Headwinds that persisted through Q1 despite pricing gains

First-quarter volumes remained soft. Import container requests sat 36% below the 2021 peak as of late April, leaving the rate recovery driven by capacity reduction rather than demand growth. Diesel prices stayed elevated — national average retail diesel hovered near $3.80 per gallon through March and April — cutting into the margin gains carriers won at the negotiating table.

Insurance renewals also weighed on small fleets. Liability premiums climbed 15–25% for fleets with clean safety records and doubled or tripled for operators with recent claims, adding $8,000 to $15,000 per truck annually for a 10-truck fleet. The insurance-cost spike meant that even carriers who secured 8–10% rate increases in bid season saw net margin improvement of only 3–5% after covering the higher fixed costs.

Why this pricing shift matters for fleets under 50 trucks

Small fleets that locked in contract rates during Q1 bid season now carry pricing that reflects tighter capacity — a hedge against spot-rate volatility if freight volumes soften again in Q3 or Q4. Fleets that rely heavily on spot loads saw per-mile revenue climb through April and May but remain exposed to rate swings if capacity returns faster than demand grows.

The bid-season gains also changed the math on equipment replacement. Class 8 orders jumped 201% in April as carriers with improved contract pricing felt confident enough to spec new trucks — the first sustained order surge since early 2023. For fleets running 2018–2020 model-year equipment, the combination of firmer rates and lower new-truck discounts (down to 8–12% off MSRP from 15–20% in late 2025) made replacement pencil for the first time in two years.
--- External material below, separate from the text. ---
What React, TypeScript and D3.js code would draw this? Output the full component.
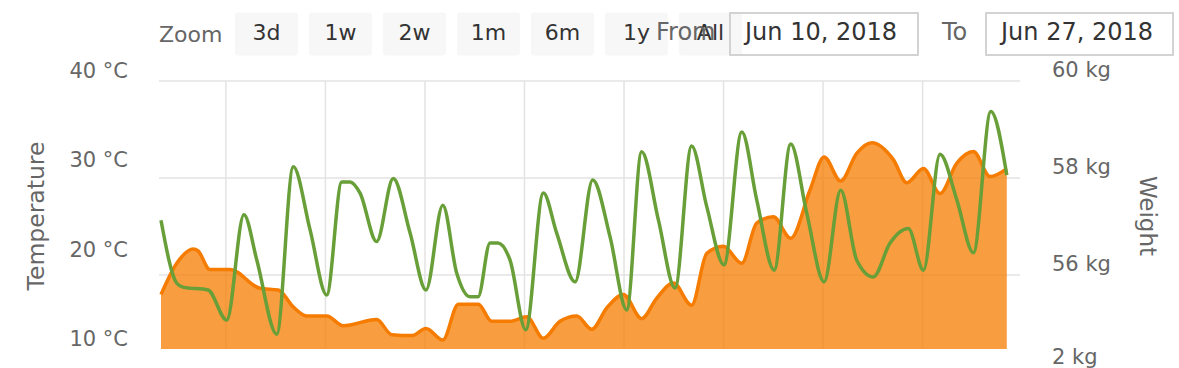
import React, { useEffect, useRef } from "react";
import * as d3 from "d3";

// hours since Jun 10, 2018 00:00
const tempHours = [0, 7.6, 15.6, 17.8, 23.6, 33.3, 47.7, 56.6, 63.8, 70.3, 79.9, 87.9, 104, 111.3, 120.9, 127.8, 135.9, 143.4, 153, 159.5, 168.3, 176.4, 184.4, 192.4, 200.5, 207.7, 215, 223, 231.8, 239.1, 247.1, 255.9, 263.2, 271.2, 280.1, 287.3, 295.3, 303.7, 313, 319.8, 327.8, 335.5, 342.8, 353.2, 359.7, 367.7, 375.7, 383.8, 391.8, 399.8, 407.9];
const tempValues = [16.1, 19.6, 21.2, 21.0, 18.9, 18.9, 16.8, 16.6, 14.7, 13.7, 13.7, 12.6, 13.3, 11.6, 11.5, 12.3, 11.0, 15.0, 15.0, 13.1, 13.1, 13.6, 11.2, 13.1, 13.7, 12.2, 14.6, 16.1, 13.4, 15.7, 17.4, 14.9, 20.7, 21.5, 19.6, 24.1, 24.8, 22.4, 27.8, 31.5, 28.8, 31.9, 33.1, 31.2, 28.6, 30.2, 27.4, 30.8, 32.1, 29.3, 30.2];

const weightHours = [0, 7.6, 10.6, 22.7, 31.7, 40, 46.2, 55.8, 63.8, 71.9, 79.9, 87.2, 91.2, 96, 104, 112, 120.1, 127.8, 135.9, 142.6, 149, 152.9, 158.7, 162.5, 168.3, 175.9, 184.4, 190.8, 199.7, 208.2, 216.6, 224.6, 231.8, 239.9, 247.9, 255.9, 263.2, 271.5, 280.1, 287.3, 295.7, 303.7, 311.4, 319.8, 327.8, 335.5, 343.5, 351.6, 360.4, 367.7, 375.7, 383.8, 391.8, 400.2, 407.9];
const weightValues = [57.13, 55.83, 55.75, 55.69, 55.07, 57.24, 56.31, 54.78, 58.23, 56.93, 55.59, 57.92, 57.92, 57.69, 56.69, 57.99, 56.87, 55.69, 57.44, 56.04, 55.55, 55.55, 56.66, 56.66, 56.31, 54.87, 57.69, 56.87, 55.86, 57.96, 56.78, 55.28, 58.54, 57.13, 55.73, 58.66, 57.41, 56.21, 58.95, 57.55, 56.10, 58.70, 57.28, 55.86, 57.75, 56.31, 55.96, 56.66, 56.96, 56.10, 58.49, 57.55, 56.46, 59.37, 58.06];

const gridHours = [31.3, 79.3, 127.3, 175.3, 223.3, 271.3, 319.3, 367.3];
const tempTicks = [10, 20, 30, 40];
const tempTickLabels = ["10 °C", "20 °C", "30 °C", "40 °C"];
const weightTicks = [54, 56, 58, 60];
const weightTickLabels = ["2 kg", "56 kg", "58 kg", "60 kg"];
const zoomButtons = ["3d", "1w", "2w", "1m", "6m", "1y", "All"];
const fromDate = "Jun 10, 2018";
const toDate = "Jun 27, 2018";

const FONT = "'DejaVu Sans', sans-serif";

export default function App() {
    const ref = useRef<SVGSVGElement>(null);

    useEffect(() => {
        const svg = d3.select(ref.current);
        svg.selectAll("*").remove();

        const left = 159, right = 1020, top = 81, bottom = 349;

        const x = d3.scaleLinear().domain([0, 408]).range([161, 1007]);
        const yTemp = d3.scaleLinear().domain([10, 40]).range([bottom, top]);
        const yWeight = d3.scaleLinear().domain([56, 60]).range([275, top]);

        svg.append("defs").append("clipPath").attr("id", "plotClip")
            .append("rect")
            .attr("x", left).attr("y", top - 40)
            .attr("width", right - left).attr("height", bottom - top + 40);

        // range selector
        svg.append("text")
            .attr("x", 159).attr("y", 42)
            .attr("font-size", 22).attr("fill", "#666")
            .text("Zoom");

        const btn = svg.append("g");
        btn.selectAll("rect").data(zoomButtons).enter().append("rect")
            .attr("x", (d, i) => 235 + i * 74).attr("y", 12.5)
            .attr("width", 63).attr("height", 43).attr("rx", 3)
            .attr("fill", "#f7f7f7");

        svg.append("text")
            .attr("x", 656).attr("y", 40)
            .attr("font-size", 24).attr("fill", "#666")
            .text("From");

        btn.selectAll("text").data(zoomButtons).enter().append("text")
            .attr("x", (d, i) => 235 + i * 74 + 31.5).attr("y", 40)
            .attr("text-anchor", "middle")
            .attr("font-size", 22).attr("fill", "#333")
            .text(d => d);

        svg.append("rect")
            .attr("x", 730).attr("y", 13).attr("width", 188).attr("height", 42)
            .attr("fill", "none").attr("stroke", "#ccc").attr("stroke-width", 1.7);
        svg.append("text")
            .attr("x", 745).attr("y", 40)
            .attr("font-size", 24).attr("fill", "#333")
            .text(fromDate);

        svg.append("text")
            .attr("x", 942).attr("y", 40)
            .attr("font-size", 24).attr("fill", "#666")
            .text("To");
        svg.append("rect")
            .attr("x", 986).attr("y", 13).attr("width", 187).attr("height", 42)
            .attr("fill", "#fff").attr("stroke", "#ccc").attr("stroke-width", 1.7);
        svg.append("text")
            .attr("x", 1001).attr("y", 40)
            .attr("font-size", 24).attr("fill", "#333")
            .text(toDate);

        // grid
        svg.append("g").selectAll("line").data(weightTicks.filter(d => yWeight(d) <= bottom)).enter().append("line")
            .attr("x1", left).attr("x2", right)
            .attr("y1", d => yWeight(d)).attr("y2", d => yWeight(d))
            .attr("stroke", "#e3e3e3").attr("stroke-width", 1.5);
        svg.append("g").selectAll("line").data(gridHours).enter().append("line")
            .attr("x1", d => x(d)).attr("x2", d => x(d))
            .attr("y1", top).attr("y2", bottom)
            .attr("stroke", "#e3e3e3").attr("stroke-width", 1.5);

        // axis labels
        svg.append("g").selectAll("text").data(tempTicks).enter().append("text")
            .attr("x", 128).attr("y", d => yTemp(d) - 3)
            .attr("text-anchor", "end")
            .attr("font-size", 21).attr("fill", "#666")
            .text((d, i) => tempTickLabels[i]);
        svg.append("g").selectAll("text").data(weightTicks).enter().append("text")
            .attr("x", 1052).attr("y", d => Math.min(yWeight(d) - 4, 364))
            .attr("font-size", 21).attr("fill", "#666")
            .text((d, i) => weightTickLabels[i]);

        svg.append("text")
            .attr("transform", "translate(44,216) rotate(-90)")
            .attr("text-anchor", "middle")
            .attr("font-size", 23.5).attr("fill", "#666")
            .text("Temperature");
        svg.append("text")
            .attr("transform", "translate(1140,216) rotate(90)")
            .attr("text-anchor", "middle")
            .attr("font-size", 23).attr("fill", "#666")
            .text("Weight");

        // series
        const plot = svg.append("g").attr("clip-path", "url(#plotClip)");
        const temp = tempHours.map((h, i) => [h, tempValues[i]]);
        const weight = weightHours.map((h, i) => [h, weightValues[i]]);

        const area = d3.area<number[]>()
            .x(d => x(d[0]))
            .y0(bottom)
            .y1(d => yTemp(d[1]))
            .curve(d3.curveMonotoneX);
        const tempLine = d3.line<number[]>()
            .x(d => x(d[0]))
            .y(d => yTemp(d[1]))
            .curve(d3.curveMonotoneX);
        const weightLine = d3.line<number[]>()
            .x(d => x(d[0]))
            .y(d => yWeight(d[1]))
            .curve(d3.curveMonotoneX);

        plot.append("path").attr("d", area(temp))
            .attr("fill", "#f57c00").attr("fill-opacity", 0.75);
        plot.append("path").attr("d", tempLine(temp))
            .attr("fill", "none").attr("stroke", "#f57c00").attr("stroke-width", 3.5);
        plot.append("path").attr("d", weightLine(weight))
            .attr("fill", "none").attr("stroke", "#689f38").attr("stroke-width", 3.5);
    }, []);

    return (
        <div style={{ position: "absolute", left: 0, top: 0 }}>
            <svg ref={ref} width={1179} height={368} style={{ display: "block", fontFamily: FONT }} />
        </div>
    );
}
The lane-level picture: where pricing power showed up

Pricing gains weren't uniform. Carriers operating dedicated lanes with consistent shipper relationships saw the strongest rate increases — 10–15% in some cases — because shippers valued reliability and didn't want to re-source the lane mid-year. Fleets running general freight or competing in heavily brokered lanes saw smaller gains, typically 5–8%, as brokers played carriers against each other even in a tighter market.
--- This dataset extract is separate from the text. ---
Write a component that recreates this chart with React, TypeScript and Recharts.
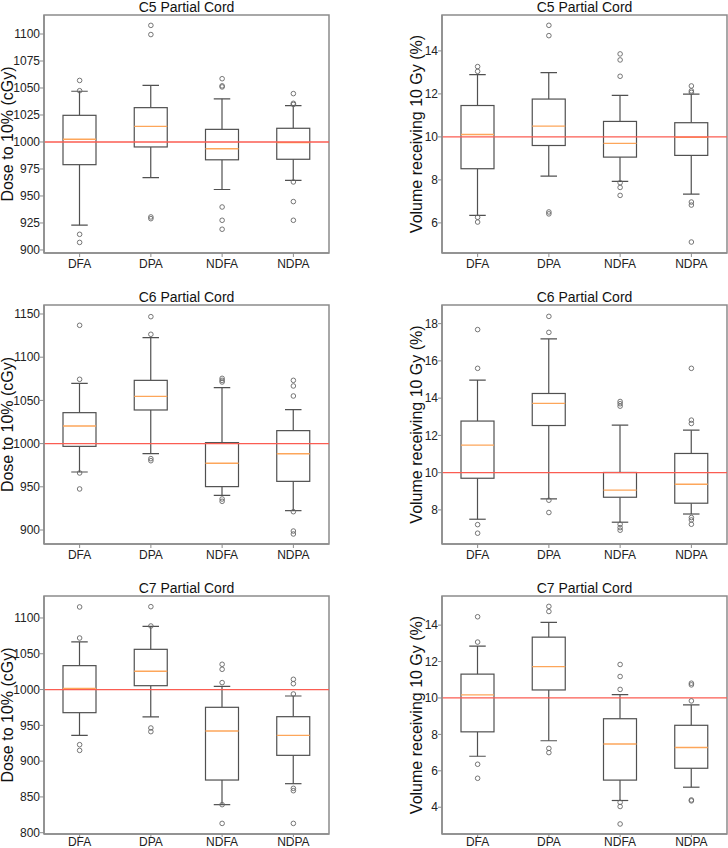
import { ComposedChart, Bar, Scatter, XAxis, YAxis, ReferenceLine, ReferenceArea } from "recharts";

const FONT = "'Liberation Sans', Arial, sans-serif";
const BOX_COLOR = "#505050";
const FRAME_COLOR = "#8c8c8c";
const MEDIAN_COLOR = "#fda65a";
const REF_COLOR = "#fb5d52";

const CATEGORIES = ["DFA", "DPA", "NDFA", "NDPA"];

// C5 - dose to 10% (cGy)
const C5_DOSE_WLO = [923, 967, 956, 964.5];
const C5_DOSE_Q1 = [979, 995.4, 983.5, 984];
const C5_DOSE_MED = [1002.5, 1014.5, 993.8, 999.4];
const C5_DOSE_Q3 = [1024.7, 1031.8, 1011.7, 1012.7];
const C5_DOSE_WHI = [1047, 1052.5, 1040, 1033.6];
const C5_DOSE_OUT = [
  [1057, 1047.5, 914.5, 907],
  [1108, 1099.5, 930.6, 929],
  [1058.6, 1052, 1051, 939.8, 927.5, 919.2],
  [1044.8, 1035.8, 1034.8, 963, 944.8, 927.5],
];
const C5_DOSE_TICKS = [900, 925, 950, 975, 1000, 1025, 1050, 1075, 1100];

// C5 - volume receiving 10 Gy (%)
const C5_VOL_WLO = [6.35, 8.18, 7.93, 7.34];
const C5_VOL_Q1 = [8.52, 9.6, 9.06, 9.14];
const C5_VOL_MED = [10.11, 10.5, 9.7, 9.98];
const C5_VOL_Q3 = [11.46, 11.76, 10.72, 10.66];
const C5_VOL_WHI = [12.9, 12.99, 11.93, 11.99];
const C5_VOL_OUT = [
  [13.27, 13.05, 6.26, 6.04],
  [15.19, 14.71, 6.51, 6.42],
  [13.86, 13.58, 12.82, 7.87, 7.65, 7.28],
  [12.37, 12.14, 12.07, 6.97, 6.83, 5.11],
];
const C5_VOL_TICKS = [6, 8, 10, 12, 14];

// C6 - dose
const C6_DOSE_WLO = [967.1, 988.3, 940.1, 922.4];
const C6_DOSE_Q1 = [996.8, 1038.9, 950.2, 956.3];
const C6_DOSE_MED = [1020.4, 1054.7, 977.2, 988.3];
const C6_DOSE_Q3 = [1035.8, 1073.2, 1001.1, 1015];
const C6_DOSE_WHI = [1069.8, 1122.6, 1064.7, 1039.3];
const C6_DOSE_OUT = [
  [1136.9, 1074.4, 966, 947.5],
  [1146.9, 1126.5, 982.6, 980.2],
  [1075.5, 1073.2, 1071.3, 935.9, 933.2],
  [1073.2, 1066.7, 1055.1, 921.2, 898.8, 895.4],
];
const C6_DOSE_TICKS = [900, 950, 1000, 1050, 1100, 1150];

// C6 - volume
const C6_VOL_WLO = [7.5, 8.59, 7.34, 7.78];
const C6_VOL_Q1 = [9.7, 12.53, 8.68, 8.36];
const C6_VOL_MED = [11.48, 13.72, 9.06, 9.38];
const C6_VOL_Q3 = [12.77, 14.25, 10.01, 11.03];
const C6_VOL_WHI = [14.97, 17.18, 12.55, 12.28];
const C6_VOL_OUT = [
  [17.68, 15.6, 7.21, 6.75],
  [18.39, 17.53, 8.52, 7.86],
  [13.82, 13.7, 13.57, 7.23, 7.05, 6.91],
  [15.6, 12.82, 12.64, 7.59, 7.46, 7.23],
];
const C6_VOL_TICKS = [8, 10, 12, 14, 16, 18];

// C7 - dose
const C7_DOSE_WLO = [936, 961.7, 839.2, 868.5];
const C7_DOSE_Q1 = [967.7, 1005.4, 873.6, 908.1];
const C7_DOSE_MED = [1001.7, 1025.5, 942.1, 936];
const C7_DOSE_Q3 = [1033.4, 1056.2, 975.2, 962.1];
const C7_DOSE_WHI = [1066.5, 1088.4, 1004.5, 991];
const C7_DOSE_OUT = [
  [1115.4, 1072, 923, 915],
  [1115.8, 1088.8, 946.3, 941.2],
  [1035.3, 1028.3, 1009.7, 839.2, 813],
  [1014.3, 1008.2, 993.8, 862, 858.7, 813],
];
const C7_DOSE_TICKS = [800, 850, 900, 950, 1000, 1050, 1100];

// C7 - volume
const C7_VOL_WLO = [6.8, 7.65, 4.37, 5.1];
const C7_VOL_Q1 = [8.14, 10.44, 5.49, 6.14];
const C7_VOL_MED = [10.17, 11.72, 7.47, 7.28];
const C7_VOL_Q3 = [11.31, 13.34, 8.86, 8.5];
const C7_VOL_WHI = [12.85, 14.15, 10.18, 9.62];
const C7_VOL_OUT = [
  [14.46, 13.07, 6.36, 5.59],
  [15.03, 14.75, 7.23, 7.0],
  [11.84, 11.18, 10.47, 4.27, 4.04, 3.08],
  [10.81, 10.72, 9.84, 4.4, 4.35],
];
const C7_VOL_TICKS = [4, 6, 8, 10, 12, 14];

const DOSE_LABEL = "Dose to 10% (cGy)";
const VOL_LABEL = "Volume receiving 10 Gy (%)";

const makeBoxes = (wlo: number[], q1: number[], med: number[], q3: number[], whi: number[]) =>
  CATEGORIES.map((cat, i) => ({ cat, lo: wlo[i], q1: q1[i], med: med[i], q3: q3[i], hi: whi[i] }));

const makeOutliers = (out: number[][]) =>
  out.flatMap((vals, i) => vals.map((v) => ({ cat: CATEGORIES[i], v })));

// layout: rows and columns of the 3x2 grid
const ROWS = [
  { top: 0, height: 290, plotTop: 15, plotBottom: 253, xTickSize: 4, xTickMargin: 2 },
  { top: 290, height: 280, plotTop: 305, plotBottom: 544, xTickSize: 4, xTickMargin: 2 },
  { top: 570, height: 278, plotTop: 596, plotBottom: 834, xTickSize: 3, xTickMargin: 0 },
];
const COLS = [
  { left: 0, plotLeft: 44, plotRight: 329, labelX: 12.5 },
  { left: 364, plotLeft: 442, plotRight: 727, labelX: 422 },
];

const PANELS = [
  { row: 0, col: 0, title: "C5 Partial Cord", ylabel: DOSE_LABEL, domain: [897.2, 1117.6], ticks: C5_DOSE_TICKS, ref: 1000,
    boxes: makeBoxes(C5_DOSE_WLO, C5_DOSE_Q1, C5_DOSE_MED, C5_DOSE_Q3, C5_DOSE_WHI), outliers: makeOutliers(C5_DOSE_OUT) },
  { row: 0, col: 1, title: "C5 Partial Cord", ylabel: VOL_LABEL, domain: [4.6, 15.67], ticks: C5_VOL_TICKS, ref: 10,
    boxes: makeBoxes(C5_VOL_WLO, C5_VOL_Q1, C5_VOL_MED, C5_VOL_Q3, C5_VOL_WHI), outliers: makeOutliers(C5_VOL_OUT) },
  { row: 1, col: 0, title: "C6 Partial Cord", ylabel: DOSE_LABEL, domain: [883.8, 1160.4], ticks: C6_DOSE_TICKS, ref: 1000,
    boxes: makeBoxes(C6_DOSE_WLO, C6_DOSE_Q1, C6_DOSE_MED, C6_DOSE_Q3, C6_DOSE_WHI), outliers: makeOutliers(C6_DOSE_OUT) },
  { row: 1, col: 1, title: "C6 Partial Cord", ylabel: VOL_LABEL, domain: [6.17, 19.0], ticks: C6_VOL_TICKS, ref: 10,
    boxes: makeBoxes(C6_VOL_WLO, C6_VOL_Q1, C6_VOL_MED, C6_VOL_Q3, C6_VOL_WHI), outliers: makeOutliers(C6_VOL_OUT) },
  { row: 2, col: 0, title: "C7 Partial Cord", ylabel: DOSE_LABEL, domain: [798.2, 1130.7], ticks: C7_DOSE_TICKS, ref: 1000,
    boxes: makeBoxes(C7_DOSE_WLO, C7_DOSE_Q1, C7_DOSE_MED, C7_DOSE_Q3, C7_DOSE_WHI), outliers: makeOutliers(C7_DOSE_OUT) },
  { row: 2, col: 1, title: "C7 Partial Cord", ylabel: VOL_LABEL, domain: [2.53, 15.6], ticks: C7_VOL_TICKS, ref: 10,
    boxes: makeBoxes(C7_VOL_WLO, C7_VOL_Q1, C7_VOL_MED, C7_VOL_Q3, C7_VOL_WHI), outliers: makeOutliers(C7_VOL_OUT) },
];

// box + whiskers drawn inside the range bar [lo, hi]
const BoxShape = (props: any) => {
  const { x, y, width, height, payload } = props;
  if (!payload) return null;
  const { lo, q1, med, q3, hi } = payload;
  const py = (v: number) => y + ((hi - v) / (hi - lo)) * height;
  const cx = x + width / 2;
  const cap = width / 4;
  return (
    <g stroke={BOX_COLOR} strokeWidth={1.2} fill="none">
      <line x1={cx} x2={cx} y1={py(hi)} y2={py(q3)} />
      <line x1={cx} x2={cx} y1={py(q1)} y2={py(lo)} />
      <line x1={cx - cap} x2={cx + cap} y1={py(hi)} y2={py(hi)} />
      <line x1={cx - cap} x2={cx + cap} y1={py(lo)} y2={py(lo)} />
      <rect x={x} y={py(q3)} width={width} height={py(q1) - py(q3)} fill="#fff" />
      <line x1={x} x2={x + width} y1={py(med)} y2={py(med)} stroke={MEDIAN_COLOR} strokeWidth={1.4} />
    </g>
  );
};

const OutlierDot = (props: any) => (
  <circle cx={props.cx} cy={props.cy} r={2.3} fill="none" stroke="#666" strokeWidth={0.9} />
);

function Panel({ p }: { p: (typeof PANELS)[number] }) {
  const row = ROWS[p.row];
  const col = COLS[p.col];
  const yWidth = col.plotLeft - col.left;
  return (
    <div style={{ position: "absolute", left: col.left, top: row.top }}>
      <ComposedChart
        width={364}
        height={row.height}
        data={p.boxes}
        margin={{ top: row.plotTop - row.top, right: col.left + 364 - col.plotRight, bottom: 0, left: 0 }}
      >
        <XAxis
          dataKey="cat"
          type="category"
          allowDuplicatedCategory={false}
          height={row.top + row.height - row.plotBottom}
          tick={{ fontSize: 12, fill: "#222", fontFamily: FONT }}
          tickSize={row.xTickSize}
          tickMargin={row.xTickMargin}
          stroke={FRAME_COLOR}
          axisLine={{ stroke: FRAME_COLOR, strokeWidth: 1.5 }}
        />
        <YAxis
          type="number"
          domain={p.domain}
          ticks={p.ticks}
          allowDataOverflow
          width={yWidth}
          tick={{ fontSize: 12, fill: "#222", fontFamily: FONT }}
          tickSize={4}
          tickMargin={0}
          stroke={FRAME_COLOR}
          axisLine={{ stroke: FRAME_COLOR, strokeWidth: 1.5 }}
        />
        <ReferenceArea y1={p.domain[0]} y2={p.domain[1]} fill="none" stroke={FRAME_COLOR} strokeWidth={1.5} ifOverflow="visible" />
        <Bar dataKey={(d: any) => [d.lo, d.hi]} barSize={33} shape={BoxShape} isAnimationActive={false} />
        <ReferenceLine y={p.ref} stroke={REF_COLOR} strokeWidth={1.3} />
        <Scatter data={p.outliers} dataKey="v" shape={OutlierDot} isAnimationActive={false} />
      </ComposedChart>
    </div>
  );
}

export default function App() {
  return (
    <div style={{ position: "absolute", left: 0, top: 0, width: 728, height: 848, background: "#fff", fontFamily: FONT }}>
      {PANELS.map((p, i) => (
        <Panel key={i} p={p} />
      ))}
      <svg width={728} height={848} style={{ position: "absolute", left: 0, top: 0, pointerEvents: "none" }}>
        {PANELS.map((p, i) => {
          const row = ROWS[p.row];
          const col = COLS[p.col];
          const cx = (col.plotLeft + col.plotRight) / 2;
          const cy = (row.plotTop + row.plotBottom) / 2;
          return (
            <g key={i} fontFamily={FONT} fill="#111">
              <text x={cx} y={row.plotTop - 3} fontSize={14} textAnchor="middle">
                {p.title}
              </text>
              <text x={col.labelX} y={cy} fontSize={16} textAnchor="middle" transform={`rotate(-90, ${col.labelX}, ${cy})`}>
                {p.ylabel}
              </text>
            </g>
          );
        })}
      </svg>
    </div>
  );
}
Cross-border lanes tightened faster than domestic freight. Phantom capacity shrank cross-border lanes as security vetting and corridor concentration cut usable capacity, creating rate premiums of 12–18% over comparable domestic moves. Fleets with FAST cards and established cross-border operating authority captured those premiums; domestic-only carriers saw no benefit.
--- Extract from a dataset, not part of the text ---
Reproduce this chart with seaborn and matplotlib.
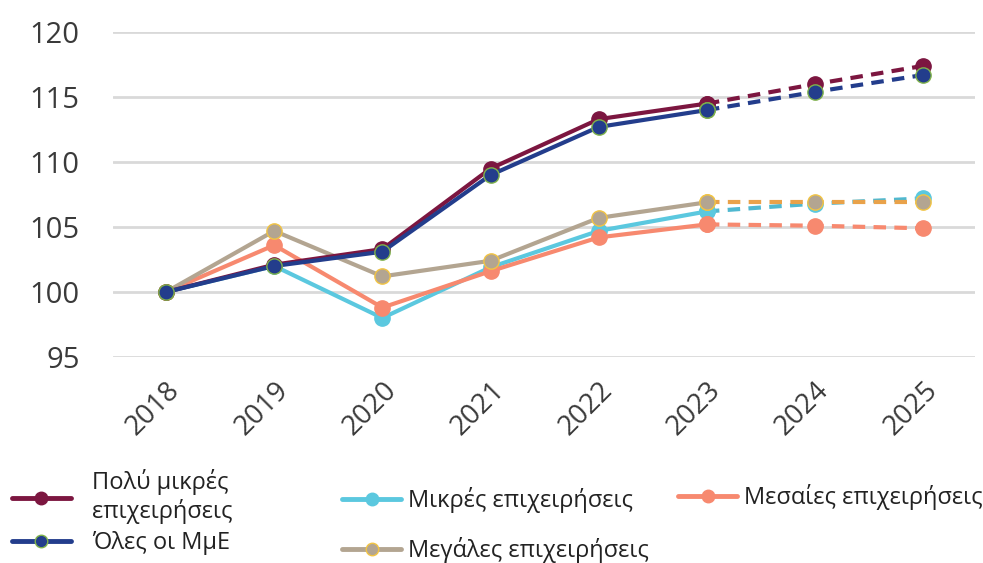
import pandas as pd
import seaborn as sns
import matplotlib.pyplot as plt
from matplotlib.lines import Line2D

years = [2018, 2019, 2020, 2021, 2022, 2023, 2024, 2025]
last_actual = 2023

polu_mikres = [100, 102.1, 103.3, 109.5, 113.3, 114.5, 116.0, 117.4]
mikres = [100, 102.0, 98.0, 101.9, 104.7, 106.2, 106.8, 107.2]
mesaies = [100, 103.6, 98.8, 101.6, 104.2, 105.2, 105.1, 104.9]
megales = [100, 104.7, 101.2, 102.4, 105.7, 106.9, 106.9, 106.9]
oles = [100, 102.0, 103.1, 109.0, 112.7, 114.0, 115.4, 116.7]

# drawing order: later ones sit on top
series = [
    ("Μικρές επιχειρήσεις", mikres, "#5BC8DF", "#5BC8DF", "#4FB8D0"),
    ("Μεσαίες επιχειρήσεις", mesaies, "#F7896F", "#F7896F", "#F7896F"),
    ("Μεγάλες επιχειρήσεις", megales, "#B3A591", "#F2C443", "#E9A24A"),
    ("Πολύ μικρές\nεπιχειρήσεις", polu_mikres, "#7C1640", "#7C1640", "#7C1640"),
    ("Όλες οι ΜμΕ", oles, "#233D8C", "#7FB24A", "#233D8C"),
]

sns.set_theme(style="white")
plt.rcParams['font.family'] = ['Open Sans', 'DejaVu Sans']

fig = plt.figure(figsize=(9.83, 5.63), dpi=100)
ax = fig.add_axes([0.115, 0.366, 0.877, 0.577])

handles = {}
for name, vals, col, edge, dashcol in series:
    df = pd.DataFrame({"year": years, "value": vals})
    solid = df[df.year <= last_actual]
    dashed = df[df.year >= last_actual]
    sns.lineplot(data=dashed, x="year", y="value", ax=ax, color=dashcol,
                 linewidth=3, linestyle=(0, (3, 2)), marker="o", markersize=11,
                 markerfacecolor=col, markeredgecolor=edge, markeredgewidth=1,
                 clip_on=False)
    sns.lineplot(data=solid, x="year", y="value", ax=ax, color=col,
                 linewidth=3, marker="o", markersize=11,
                 markerfacecolor=col, markeredgecolor=edge, markeredgewidth=1,
                 clip_on=False)
    handles[name] = Line2D([], [], color=col, linewidth=3.5, marker="o",
                           markersize=9, markerfacecolor=col,
                           markeredgecolor=edge)

ax.set_xlim(2018 - 0.49, 2025 + 0.48)
ax.set_ylim(95, 120)
ax.set_yticks([95, 100, 105, 110, 115, 120])
ax.set_xticks(years)
ax.set_xticklabels([str(y) for y in years], rotation=45, ha="right",
                   rotation_mode="anchor")
ax.tick_params(axis="both", colors="#3A3A3A", length=0)
ax.tick_params(axis="y", labelsize=21, pad=24)
ax.tick_params(axis="x", labelsize=20, pad=14)
ax.set_xlabel("")
ax.set_ylabel("")
ax.grid(axis="y", color="#D9D9D9", linewidth=2)
ax.set_axisbelow(True)
sns.despine(ax=ax, left=True, bottom=True)

# three legend columns placed separately, like the reference
leg_kw = dict(loc="center left", frameon=False, fontsize=17,
              handlelength=2.5, labelcolor="#222222")
columns = [
    (["Πολύ μικρές\nεπιχειρήσεις", "Όλες οι ΜμΕ"], 0.012, 0.09, 0.9, 0.3),
    (["Μικρές επιχειρήσεις", "Μεγάλες επιχειρήσεις"], 0.348, 0.067, 0.3, 1.0),
    (["Μεσαίες επιχειρήσεις"], 0.69, 0.117, 0.3, 0.5),
]
for names, x0, y0, pad, spacing in columns:
    fig.legend([handles[k] for k in names], names,
               bbox_to_anchor=(x0, y0), handletextpad=pad,
               labelspacing=spacing, borderaxespad=0, borderpad=0, **leg_kw)

fig.savefig("out.png", dpi=100)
What carriers said about the shift

Trucking firms pointed to the pricing-power change as the clearest sign that the freight recession had bottomed. Carriers that had spent 18 months cutting costs and shrinking fleets to survive entered Q1 negotiations able to say no to unprofitable freight — a position they hadn't held since mid-2023. The shift showed up in tender rejection rates, which climbed above 6% in April for the first time since 2022, signaling that carriers were walking away from loads that didn't meet their rate targets.

The improved pricing also changed carrier behavior on the spot market. Fleets that had been taking any available load to keep trucks moving in 2024 and early 2025 became more selective in Q1 2026, passing on loads that didn't cover fuel and driver pay. That selectivity reinforced the spot-rate climb — fewer carriers chasing each load meant brokers had to raise rates to get trucks covered.

The bill for a 10-truck fleet

A 10-truck fleet that secured an 8% contract-rate increase in Q1 bid season and runs 120,000 miles per truck annually saw gross revenue climb roughly $96,000 per truck, or $960,000 fleet-wide, compared to 2025 rates. After accounting for higher insurance costs ($10,000–$15,000 per truck), elevated diesel prices (adding $6,000–$8,000 per truck if fuel surcharges didn't fully cover the increase), and driver-pay adjustments to retain operators in a tightening labor market ($4,000–$6,000 per truck), net margin improvement landed around $20,000–$25,000 per truck — enough to fund equipment replacement or build cash reserves but not enough to reverse two years of losses.

Fleets that didn't secure contract-rate increases or that rely entirely on spot freight saw revenue climb through April and May but remain vulnerable to rate swings if capacity returns. The bid-season pricing gains matter most for fleets that locked in higher rates for 12 months — a hedge against the volatility that defined the 2022–2024 freight cycle.